Piano Studio of Diane Densmore

What's different about the Suzuki method?

While many non-Suzuki programs include some of these elements, a Suzuki program will include all of them.

Parent Involvement

Parents play an active role in their child's learning process. Parents are able to contribute directly to their child's success by creating an enjoyable learning environment, playing the Suzuki recordings at home, attending lessons, acting as the child's practice coach at home, and providing ongoing motivation and encouragement.

Beginning By Ear

Beginning students first learn to play by ear, making it possible to become comfortable with the instrument and focus on playing fluently and musically before learning to read music. Technique and tone production are taught in the context of the pieces from the very beginning. Children begin as young as age four in order to take advantage of the language-development years -- the optimal time for learning the language of music. Learning to play by ear is made possible by immersion listening using recordings of the Suzuki songs.

Belief in the Potential of Every Child

Suzuki teachers believe that musical ability can be developed in all children. Parents entering a Suzuki program do not need to be concerned about whether or not their child has "musical talent." Within the Suzuki community, teachers and parents confidently expect every child to develop the ability to play well. 

Why should I choose the Suzuki method?

The benefits of Suzuki study go beyond musical training!
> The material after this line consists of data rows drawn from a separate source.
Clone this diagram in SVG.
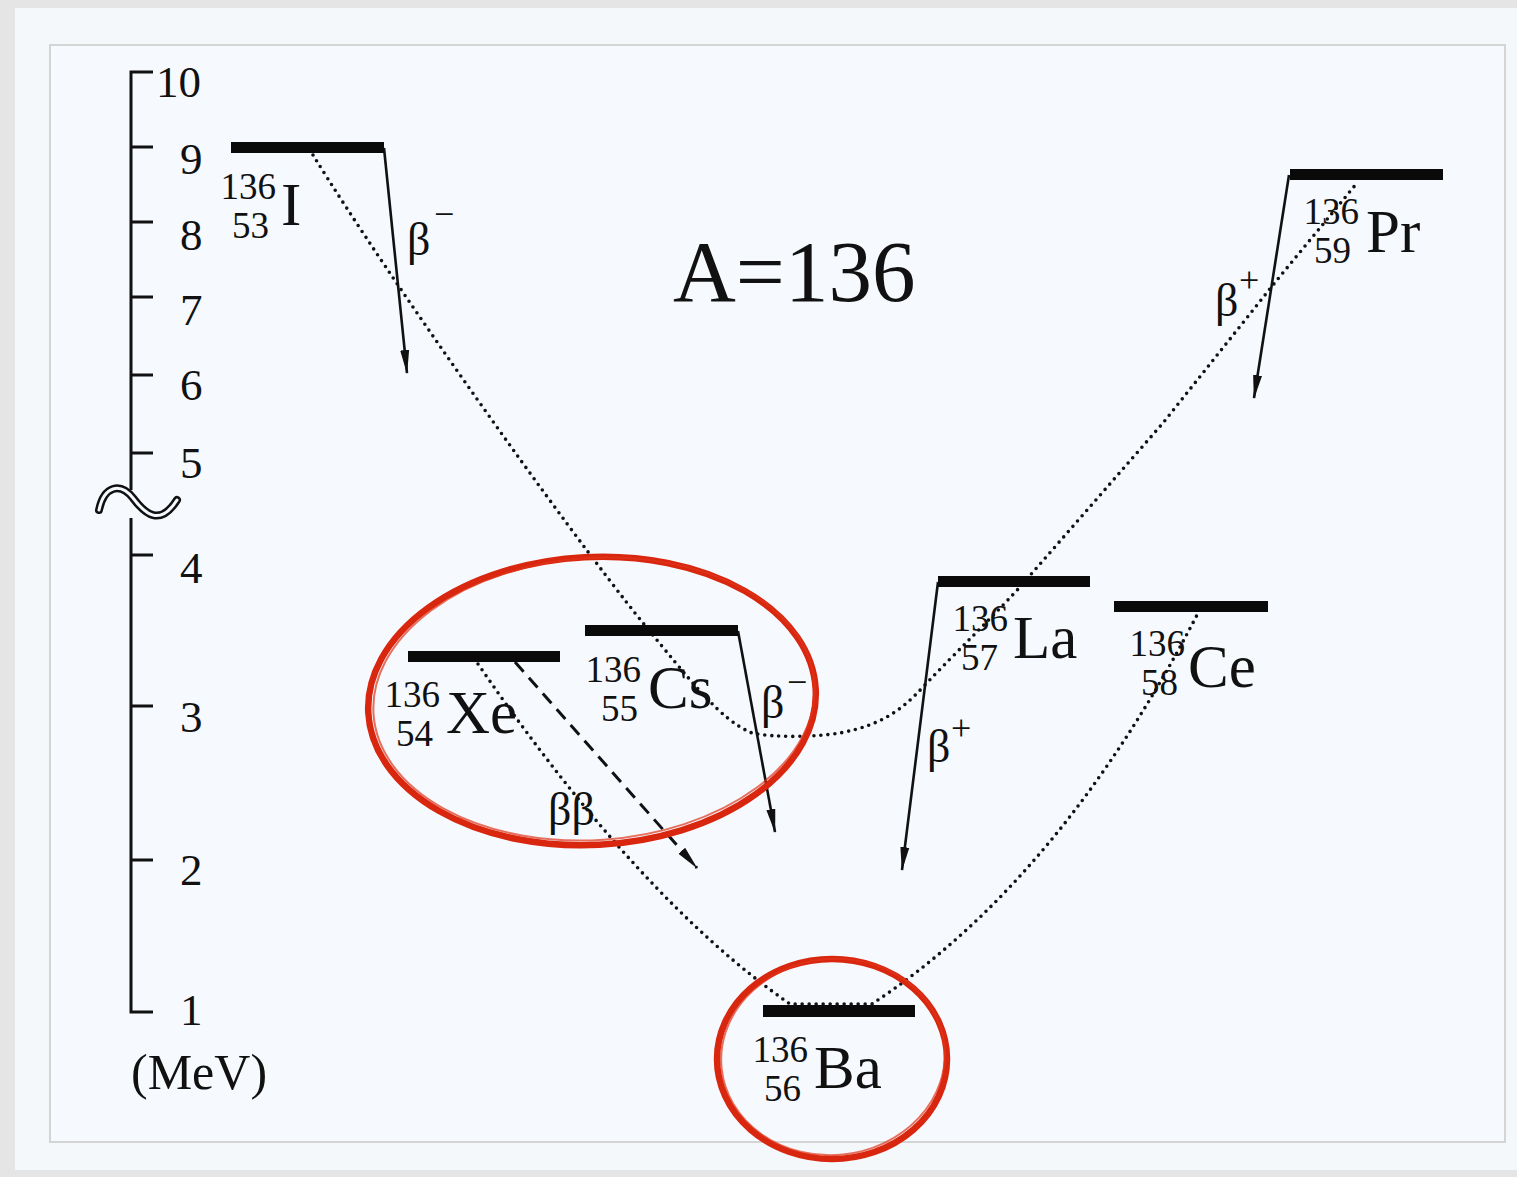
<svg xmlns="http://www.w3.org/2000/svg" width="1517" height="1177" viewBox="0 0 1517 1177">
<defs>
<style>
text{font-family:"Liberation Serif","Times New Roman",serif;fill:#111}
.tick{font-size:45px}
.num{font-size:37px}
.el{font-size:61px}
.beta{font-size:46px}
.sign{font-size:36px}
.bar{fill:#0a0a0a}
.axis{stroke:#111;stroke-width:3;fill:none}
.dot{fill:none;stroke:#111;stroke-width:3.6;stroke-linecap:round;stroke-dasharray:0 7}
.arr{fill:none;stroke:#111;stroke-width:2.6;marker-end:url(#ah)}
.dash{fill:none;stroke:#111;stroke-width:3;stroke-dasharray:13 8;marker-end:url(#ah)}
.red{fill:none;stroke:#d9260f;stroke-width:6.5}
.red2{fill:none;stroke:#e0341a;stroke-width:2;opacity:0.7}
</style>
<marker id="ah" markerUnits="userSpaceOnUse" viewBox="0 0 24 10" markerWidth="24" markerHeight="10" refX="23" refY="5" orient="auto">
<path d="M0,0.5 L24,5 L0,9.5 z" fill="#111"/>
</marker>
</defs>

<!-- background -->
<rect x="0" y="0" width="1517" height="1177" fill="#e5e5e5"/>
<rect x="15" y="8" width="1502" height="1162" fill="#f4f8fb"/>
<rect x="50" y="45" width="1455" height="1097" fill="#f6f9fd" stroke="#d4d4d4" stroke-width="2"/>

<!-- axis -->
<g id="axis">
<path class="axis" d="M153,72 H131 V490 M131,518 V1012 H153"/>
<path class="axis" d="M131,147 H153 M131,222 H153 M131,297 H153 M131,375 H153 M131,453 H153 M131,555 H153 M131,706 H153 M131,860 H153"/>
<path d="M99,510 C104,486 120,482 133,498 C145,514 160,527 177,500" fill="none" stroke="#111" stroke-width="8" stroke-linecap="round"/>
<path d="M99,510 C104,486 120,482 133,498 C145,514 160,527 177,500" fill="none" stroke="#f6f9fd" stroke-width="3" stroke-linecap="round"/>
<text class="tick" x="156" y="97">10</text>
<text class="tick" x="180" y="174">9</text>
<text class="tick" x="180" y="250">8</text>
<text class="tick" x="180" y="325">7</text>
<text class="tick" x="180" y="400">6</text>
<text class="tick" x="180" y="478">5</text>
<text class="tick" x="180" y="583">4</text>
<text class="tick" x="180" y="732">3</text>
<text class="tick" x="180" y="885">2</text>
<text class="tick" x="180" y="1025">1</text>
<text x="131" y="1089" style="font-size:50px">(MeV)</text>
</g>

<text x="673" y="301" style="font-size:87px">A=136</text>

<!-- connectors -->
<g id="connectors">
<path class="dot" d="M313,155 C390,280 560,520 643,623 C690,680 720,720 752,733 C775,738 815,737 840,733 C880,725 900,712 923,687 C960,648 985,625 1020,587 L1163,423 L1277,280 L1357,183"/>
<path class="dot" d="M478,664 Q640,900 790,1004 L872,1004 Q1060,880 1197,615"/>
<path class="arr" d="M384,148 L407,373"/>
<path class="arr" d="M738,631 L775,832"/>
<path class="arr" d="M938,582 L902,870"/>
<path class="arr" d="M1289,175 L1254,398"/>
<path class="dash" d="M515,662 L697,868"/>
<text class="beta" x="407" y="255">β</text><text class="sign" x="434" y="226">−</text>
<text class="beta" x="761" y="718">β</text><text class="sign" x="787" y="694">−</text>
<text class="beta" x="927" y="762">β</text><text class="sign" x="951" y="740">+</text>
<text class="beta" x="1215" y="316">β</text><text class="sign" x="1239" y="292">+</text>
<text class="beta" x="548" y="825">ββ</text>
</g>

<!-- nodes -->
<g id="I136">
<rect class="bar" x="231" y="142" width="153" height="11"/>
<text class="num" x="276" y="199" text-anchor="end">136</text>
<text class="num" x="269" y="238" text-anchor="end">53</text>
<text class="el" x="281" y="225">I</text>
</g>
<g id="Xe136">
<rect class="bar" x="408" y="651" width="152" height="11"/>
<text class="num" x="440" y="707" text-anchor="end">136</text>
<text class="num" x="433" y="746" text-anchor="end">54</text>
<text class="el" x="446" y="733">Xe</text>
</g>
<g id="Cs136">
<rect class="bar" x="585" y="625" width="153" height="11"/>
<text class="num" x="641" y="682" text-anchor="end">136</text>
<text class="num" x="638" y="721" text-anchor="end">55</text>
<text class="el" x="648" y="708">Cs</text>
</g>
<g id="Ba136">
<rect class="bar" x="763" y="1005" width="152" height="12"/>
<text class="num" x="808" y="1062" text-anchor="end">136</text>
<text class="num" x="801" y="1101" text-anchor="end">56</text>
<text class="el" x="814" y="1088">Ba</text>
</g>
<g id="La136">
<rect class="bar" x="938" y="576" width="152" height="11"/>
<text class="num" x="1008" y="631" text-anchor="end">136</text>
<text class="num" x="998" y="670" text-anchor="end">57</text>
<text class="el" x="1013" y="658">La</text>
</g>
<g id="Ce136">
<rect class="bar" x="1114" y="601" width="154" height="11"/>
<text class="num" x="1185" y="656" text-anchor="end">136</text>
<text class="num" x="1178" y="695" text-anchor="end">58</text>
<text class="el" x="1188" y="687">Ce</text>
</g>
<g id="Pr136">
<rect class="bar" x="1290" y="169" width="153" height="11"/>
<text class="num" x="1359" y="224" text-anchor="end">136</text>
<text class="num" x="1351" y="263" text-anchor="end">59</text>
<text class="el" x="1366" y="252">Pr</text>
</g>

<!-- red highlight ellipses -->
<g id="highlights">
<ellipse class="red" cx="592" cy="701" rx="224" ry="144" transform="rotate(-3 592 701)"/>
<ellipse class="red2" cx="594" cy="699" rx="221" ry="141" transform="rotate(-4 594 699)"/>
<ellipse class="red" cx="832" cy="1059" rx="115" ry="100"/>
<ellipse class="red2" cx="833" cy="1057" rx="112" ry="98" transform="rotate(-6 833 1057)"/>
</g>
</svg>
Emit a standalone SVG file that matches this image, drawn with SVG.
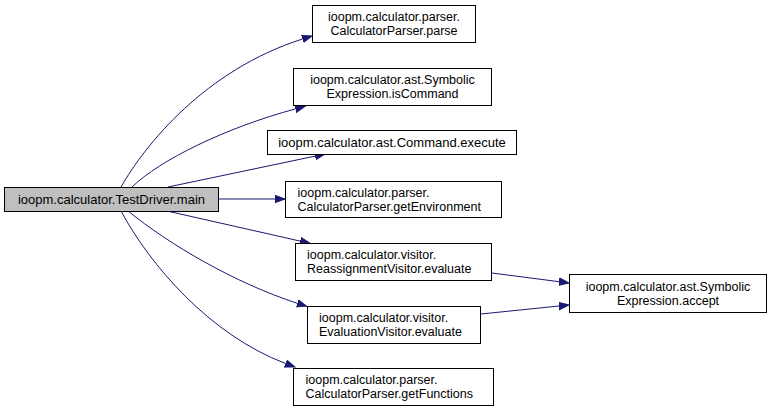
<svg xmlns="http://www.w3.org/2000/svg" width="772" height="412" viewBox="0 0 772 412">
<style>
.box{fill:#ffffff;stroke:#000000;stroke-width:1}
.root{fill:#bfbfbf;stroke:#000000;stroke-width:1}
text{font-family:"Liberation Sans",Arial,Helvetica,sans-serif;font-size:13px;fill:#000000}
.m{font-size:12.5px}
.c{text-anchor:middle}
.l{text-anchor:start}
.edge{fill:none;stroke:#191970;stroke-width:1;marker-end:url(#arr)}
</style>
<defs>
<marker id="arr" markerUnits="userSpaceOnUse" markerWidth="12" markerHeight="10" refX="0" refY="5" orient="auto" viewBox="0 0 12 10">
<path d="M0,1.3 L10,5 L0,8.7 Z" fill="#191970" stroke="#191970" stroke-width="1"/>
</marker>
</defs>
<rect width="772" height="412" fill="#ffffff"/>
<g id="connectors">
<path class="edge" d="M121,187 C145,145 205,70 302.5,39"/>
<path class="edge" d="M132,187 C160,160 225,128 295.4,108.9"/>
<path class="edge" d="M168,187 L315.2,156.1"/>
<path class="edge" d="M219,199 L275,199"/>
<path class="edge" d="M167,211 L300.2,241.1"/>
<path class="edge" d="M128,211 C170,245 235,283 297.3,303.3"/>
<path class="edge" d="M121,211 C150,265 210,335 285.6,363.5"/>
<path class="edge" d="M492,273 L559.1,281.7"/>
<path class="edge" d="M481,314 L559,306"/>
</g>
<g id="node-main">
<rect class="root" x="4.5" y="187.5" width="214" height="24"/>
<text class="c" x="111.5" y="203.5">ioopm.calculator.TestDriver.main</text>
</g>
<g id="node-parse">
<rect class="box" x="312.5" y="5.5" width="163" height="37"/>
<text class="c m" x="394" y="21">ioopm.calculator.parser.</text>
<text class="c m" x="394" y="35">CalculatorParser.parse</text>
</g>
<g id="node-isCommand">
<rect class="box" x="293.5" y="68.5" width="198" height="37"/>
<text class="c m" x="392.5" y="84">ioopm.calculator.ast.Symbolic</text>
<text class="c m" x="392.5" y="98">Expression.isCommand</text>
</g>
<g id="node-execute">
<rect class="box" x="267.5" y="130.5" width="249" height="24"/>
<text class="c" x="392" y="146.5">ioopm.calculator.ast.Command.execute</text>
</g>
<g id="node-getEnvironment">
<rect class="box" x="285.5" y="181.5" width="216" height="36"/>
<text class="l m" x="297.5" y="196.5">ioopm.calculator.parser.</text>
<text class="l m" x="297.5" y="210.5">CalculatorParser.getEnvironment</text>
</g>
<g id="node-reassignment">
<rect class="box" x="295.5" y="243.5" width="196" height="37"/>
<text class="l m" x="307" y="259">ioopm.calculator.visitor.</text>
<text class="l m" x="307" y="273">ReassignmentVisitor.evaluate</text>
</g>
<g id="node-evaluation">
<rect class="box" x="307.5" y="306.5" width="173" height="37"/>
<text class="l m" x="319" y="322">ioopm.calculator.visitor.</text>
<text class="l m" x="319" y="336">EvaluationVisitor.evaluate</text>
</g>
<g id="node-getFunctions">
<rect class="box" x="293.5" y="368.5" width="200" height="37"/>
<text class="l m" x="305.5" y="384">ioopm.calculator.parser.</text>
<text class="l m" x="305.5" y="398">CalculatorParser.getFunctions</text>
</g>
<g id="node-accept">
<rect class="box" x="569.5" y="274.5" width="197" height="38"/>
<text class="c m" x="668" y="291">ioopm.calculator.ast.Symbolic</text>
<text class="c m" x="668" y="305">Expression.accept</text>
</g>
</svg>
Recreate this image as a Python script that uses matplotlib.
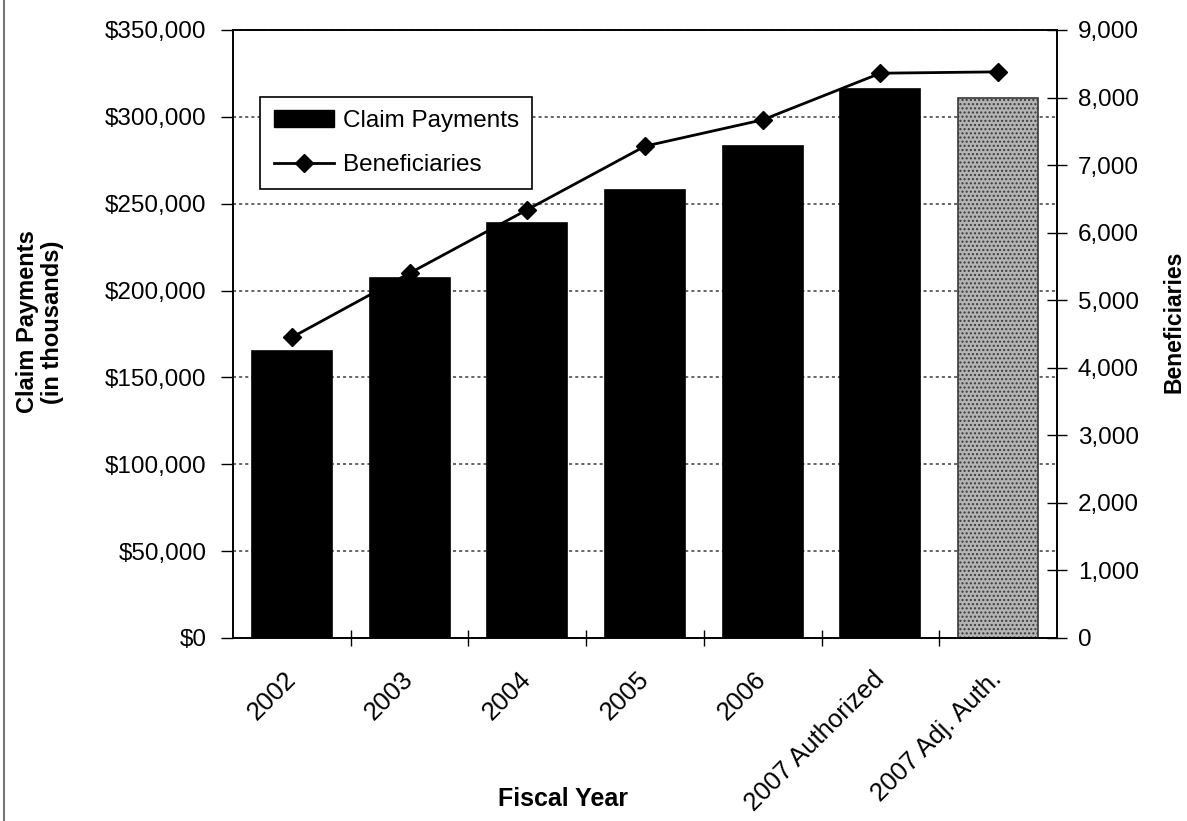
import matplotlib.pyplot as plt
import matplotlib.ticker as mticker
from matplotlib.lines import Line2D
from matplotlib.patches import Patch

# values
years = ['2002', '2003', '2004', '2005', '2006', '2007 Authorized', '2007 Adj. Auth.']
claims = [165000, 207000, 239000, 258000, 283000, 316000, 311000]   # $ thousands
benef = [4450, 5400, 6340, 7280, 7670, 8360, 8380]

plt.rcParams['font.family'] = ['Liberation Sans', 'DejaVu Sans']

fig = plt.figure(figsize=(11.87, 8.21), dpi=100)
ax = fig.add_axes([0.1963, 0.2229, 0.6942, 0.7406])
ax2 = ax.twinx()

x = list(range(len(years)))
colors = ['black'] * 6 + ['#b4b4b4']
bars = ax.bar(x, claims, width=0.68, color=colors, edgecolor='black', linewidth=1.2, zorder=2)
bars[-1].set_hatch('....')
bars[-1].set_edgecolor('#3a3a3a')

ax2.plot(x, benef, color='black', lw=2, marker='D', ms=9, zorder=3)

ax.set_xlim(-0.5, len(years) - 0.5)
ax.set_ylim(0, 350000)
ax2.set_ylim(0, 9000)

ax.yaxis.set_major_locator(mticker.MultipleLocator(50000))
ax.yaxis.set_major_formatter(mticker.FuncFormatter(lambda v, p: '${:,.0f}'.format(v)))
ax2.yaxis.set_major_locator(mticker.MultipleLocator(1000))
ax2.yaxis.set_major_formatter(mticker.FuncFormatter(lambda v, p: '{:,.0f}'.format(v)))

ax.set_axisbelow(True)
ax.yaxis.grid(True, color='#3c3c3c', linestyle=(0, (2, 2)), linewidth=1.1)

# category boundary ticks on the x axis
ax.set_xticks([i + 0.5 for i in range(len(years) - 1)], minor=False)
ax.set_xticklabels([])
ax.tick_params(axis='x', direction='inout', length=12, width=1)
ax.set_xticks(x, minor=True)
ax.set_xticklabels(years, minor=True, rotation=45, ha='right', va='center',
                   rotation_mode='anchor', fontsize=18.5)
ax.tick_params(axis='x', which='minor', length=0, pad=27)

ax.tick_params(axis='y', direction='out', length=9, width=1, labelsize=17.5, pad=10)
ax2.tick_params(axis='y', direction='inout', length=14, width=1, labelsize=17.5, pad=8)

for a in (ax, ax2):
    for s in a.spines.values():
        s.set_linewidth(1.2)

ax.set_ylabel('Claim Payments\n(in thousands)', fontsize=17, fontweight='bold', linespacing=1.1)
ax.yaxis.set_label_coords(-0.205, 0.52)
ax2.set_ylabel('Beneficiaries', fontsize=16.5, fontweight='bold')
ax2.yaxis.set_label_coords(1.128, 0.52)
ax.set_xlabel('Fiscal Year', fontsize=18, fontweight='bold')
ax.xaxis.set_label_coords(0.40, -0.245)

handles = [Patch(facecolor='black', edgecolor='black'),
           Line2D([], [], color='black', lw=2, marker='D', ms=9)]
leg = ax2.legend(handles, ['Claim Payments', 'Beneficiaries'], loc='upper left',
                 bbox_to_anchor=(0.033, 0.89), borderaxespad=0, fontsize=17.5,
                 frameon=True, fancybox=False, edgecolor='black', framealpha=1,
                 handlelength=2.5, handleheight=0.7, handletextpad=0.35,
                 borderpad=0.55, labelspacing=0.9)
leg.get_frame().set_linewidth(1.2)

fig.add_artist(Line2D([0.003, 0.003], [0, 1], color='#777777', lw=1.5, transform=fig.transFigure))

fig.savefig('out.png', dpi=100)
The basic elements of Suzuki philosophy, including the belief in every child's potential and a focus on the development of the whole child, provide many benefits beyond just learning to play an instrument. 

Suzuki teachers share Dr. Suzuki’s goal of not only developing accomplished musicians, but also nurturing loving human beings by guiding the development of each child’s character through the study of music. 

Suzuki programs typically offer group classes, observation of other students, and lots of performance opportunities, which all combine to promote healthy social interaction and the development of self confidence. Children learn about cooperation, generosity, and appreciation for the efforts of others.

Learning is allowed to progress at the child's pace, with emphasis on building a strong foundation and developing skills through careful repetition and review. Some of the benefits of learning in a Suzuki setting include self-discipline, perseverance, and the ability to set and achieve goals--all of which  help set students up for success in all areas of life.

About Dr. Shinichi Suzuki

Born in 1898, Shinichi Suzuki was a violinist, educator, philosopher and humanitarian. Suzuki began teaching young children to play the violin using his "Mother Tongue Approach" at the Talent Education Institute in Matsumoto, Japan in 1945. Dr. Suzuki firmly believed that children are not born with talent, but develop talent when the proper learning environment is provided. He modeled his teaching after the way that a child learns to speak: by listening and imitating. 

"Music exists for the purpose of growing an admirable heart." - Shinichi Suzuki

Dr. Suzuki wished to create "fine human beings" through the experience of learning to play a musical instrument. He devoted his life to the development of the method he called Talent Education.